The media really doesn't need to say anything, I would've thought the EU/West support for the Ukrainian opposition is a simple join the dots game for everyone, it's very obvious.

It's hard to look at their situation and see anything positive in the future, much like a second Orange Revolution which was a bit of a farce in the end anyway.
 
So help me understand a little bit, is Europe heading down the same path it did after WWI? What's with the rise of fascist parties? Have people already forgotten what happened with German and the Nazis?
 
So help me understand a little bit, is Europe heading down the same path it did after WWI? What's with the rise of fascist parties? Have people already forgotten what happened with German and the Nazis?

No, I don't think Europe is heading down that way. And many in Europe haven't forgotten.

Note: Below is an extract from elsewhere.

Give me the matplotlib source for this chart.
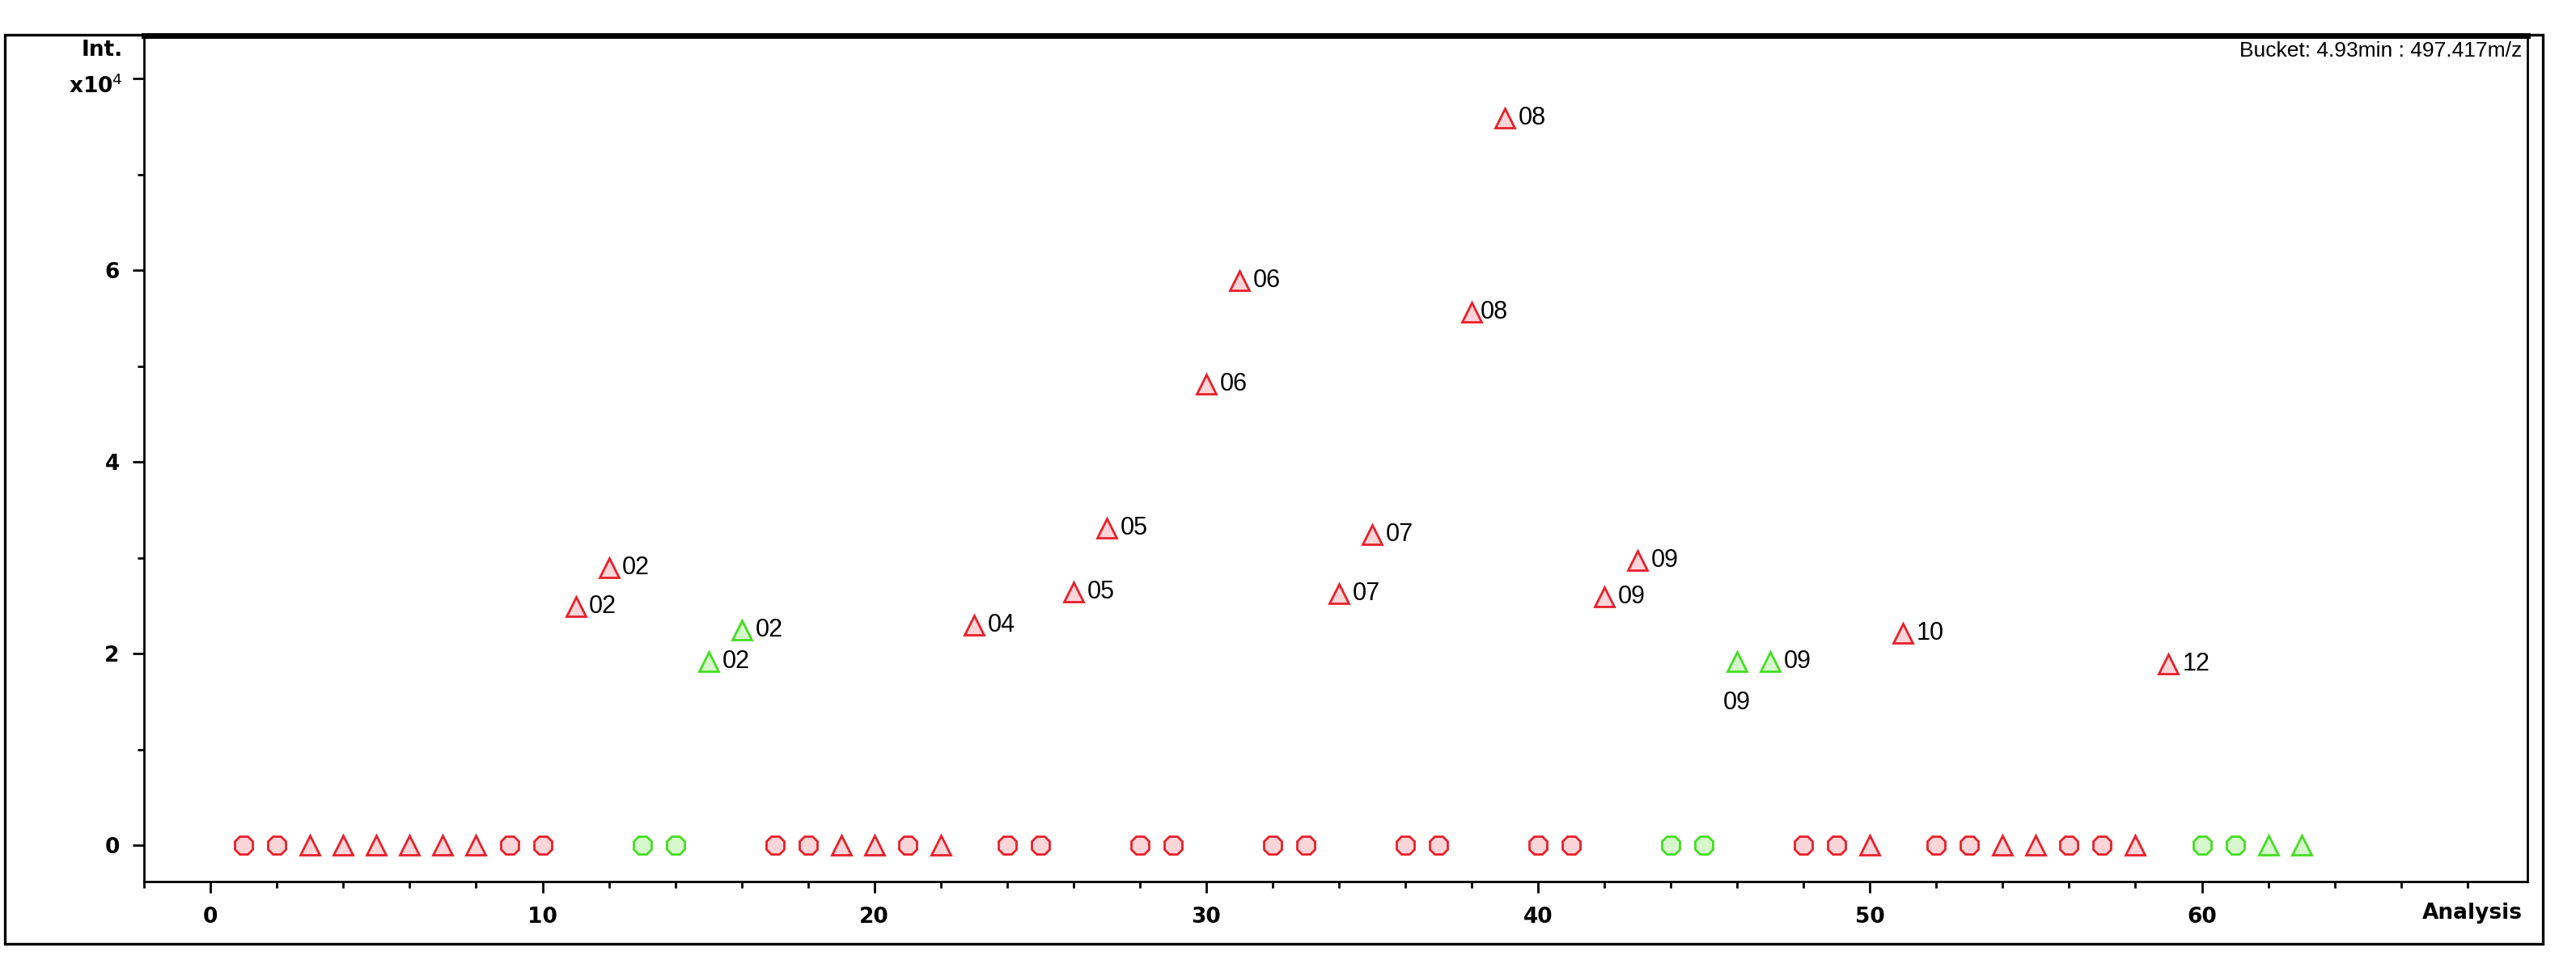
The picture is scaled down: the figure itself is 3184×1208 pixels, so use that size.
import matplotlib.pyplot as plt
import matplotlib.patches as mpatches
from matplotlib.ticker import MultipleLocator

# analysis index, intensity (x1e4), marker, colour group, label
zero_x = [1, 2, 3, 4, 5, 6, 7, 8, 9, 10, 13, 14, 17, 18, 19, 20, 21, 22, 24, 25,
          28, 29, 32, 33, 36, 37, 40, 41, 44, 45, 48, 49, 50, 52, 53, 54, 55, 56,
          57, 58, 60, 61, 62, 63]
zero_m = ["o", "o", "^", "^", "^", "^", "^", "^", "o", "o", "o", "o", "o", "o", "^", "^", "o", "^", "o", "o",
          "o", "o", "o", "o", "o", "o", "o", "o", "o", "o", "o", "o", "^", "o", "o", "^", "^", "o",
          "o", "^", "o", "o", "^", "^"]
zero_g = ["r"] * 10 + ["g", "g"] + ["r"] * 16 + ["g", "g"] + ["r"] * 10 + ["g"] * 4

hi_x = [11, 12, 15, 16, 23, 26, 27, 30, 31, 34, 35, 38, 39, 42, 43, 46, 47, 51, 59]
hi_y = [2.49, 2.90, 1.92, 2.25, 2.30, 2.64, 3.31, 4.81, 5.89, 2.63, 3.24, 5.56, 7.59,
        2.59, 2.97, 1.92, 1.92, 2.21, 1.89]
hi_g = ["r", "r", "g", "g", "r", "r", "r", "r", "r", "r", "r", "r", "r", "r", "r", "g", "g", "r", "r"]
hi_lab = ["02", "02", "02", "02", "04", "05", "05", "06", "06", "07", "07", "08", "08",
          "09", "09", "09", "09", "10", "12"]

EDGE = {"r": "#e8202a", "g": "#44dd22"}
FILL = {"r": "#fcd5d8", "g": "#d6f8cc"}

fig = plt.figure(figsize=(15.92, 6.04), dpi=200)
ax = fig.add_axes([0.056, 0.0975, 0.925, 0.866])

for x, m, g in zip(zero_x, zero_m, zero_g):
    ax.plot(x, 0, marker="8" if m == "o" else "^", ms=8.5, mec=EDGE[g], mfc=FILL[g], mew=1)
for x, y, g, lab in zip(hi_x, hi_y, hi_g, hi_lab):
    ax.plot(x, y, marker="^", ms=8.5, mec=EDGE[g], mfc=FILL[g], mew=1)
    if x == 46:
        ax.annotate(lab, (x, y), xytext=(0, -13), textcoords="offset points",
                    ha="center", va="top", fontsize=11, family="Liberation Sans")
    else:
        ax.annotate(lab, (x, y), xytext=(6 if x != 38 else 4, 0), textcoords="offset points",
                    ha="left", va="center", fontsize=11, family="Liberation Sans")

ax.set_xlim(-2, 69.8)
ax.set_ylim(-0.38, 8.45)
ax.xaxis.set_major_locator(MultipleLocator(10))
ax.xaxis.set_minor_locator(MultipleLocator(2))
ax.set_yticks([0, 2, 4, 6, 8])
ax.set_yticklabels(["0", "2", "4", "6", ""])
ax.yaxis.set_minor_locator(MultipleLocator(1))
ax.tick_params(which="both", direction="out", labelsize=9.5, width=1)
ax.tick_params(which="major", length=5, pad=6)
ax.tick_params(which="minor", length=3)
for t in ax.get_xticklabels() + ax.get_yticklabels():
    t.set_fontweight("bold")
ax.spines["top"].set_linewidth(2.5)
for s in ["left", "bottom", "right"]:
    ax.spines[s].set_linewidth(1)

ax.text(-0.009, 0.995, "Int.", transform=ax.transAxes, ha="right", va="top",
        fontsize=9.5, fontweight="bold")
ax.text(-0.009, 0.94, "x10$^4$", transform=ax.transAxes, ha="right", va="center",
        fontsize=9.5, fontweight="bold")
ax.text(0.998, -0.025, "Analysis", transform=ax.transAxes, ha="right", va="top",
        fontsize=9.5, fontweight="bold")
ax.text(0.998, 0.993, "Bucket: 4.93min : 497.417m/z", transform=ax.transAxes,
        ha="right", va="top", fontsize=9.5, family="Liberation Sans")

fig.patches.append(mpatches.Rectangle((0.002, 0.034), 0.985, 0.93, transform=fig.transFigure,
                                      fill=False, lw=1.2, ec="black"))
fig.savefig("out.png", dpi=200)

Keep in mind that many parties and political movements (even some labelled as fascist above) are still to the left of the political spectrum as the Republican Party in the USA. Granted, it has been a long while since the political landscape in Europe was this far to the right, but it's not as bad as it might seem to an outside (especially one from the US).
 
So help me understand a little bit, is Europe heading down the same path it did after WWI? What's with the rise of fascist parties? Have people already forgotten what happened with German and the Nazis?

Yes, it is. With the obvious contextual differences, Europe is repeating too much of the exact same steps and mistakes it did 80 years ago.
The Golden Dawn, in Greece, is rising, growing and conquering "public", the exact same way that Hitler's NSDAP did in the late 1920's. The similarities between both's history is creepy.
In the mediterranean countries there's a rise of the populist neo-fascist acts and parties, many times, by the hand of the "traditional" right parties that now are revealling their real agenda.

Some may deny it, but parties like the british UKIP, the dutch PVV or the french Front National are proto-fascist parties, xenophobic, that behave like a wolf in a lamb skin, because their agenda remain the same, but they've been clever in adopting part if the speech that the social-democratic/traditional center-left parties abandoned because the former simply don't have speech or agenda anymore.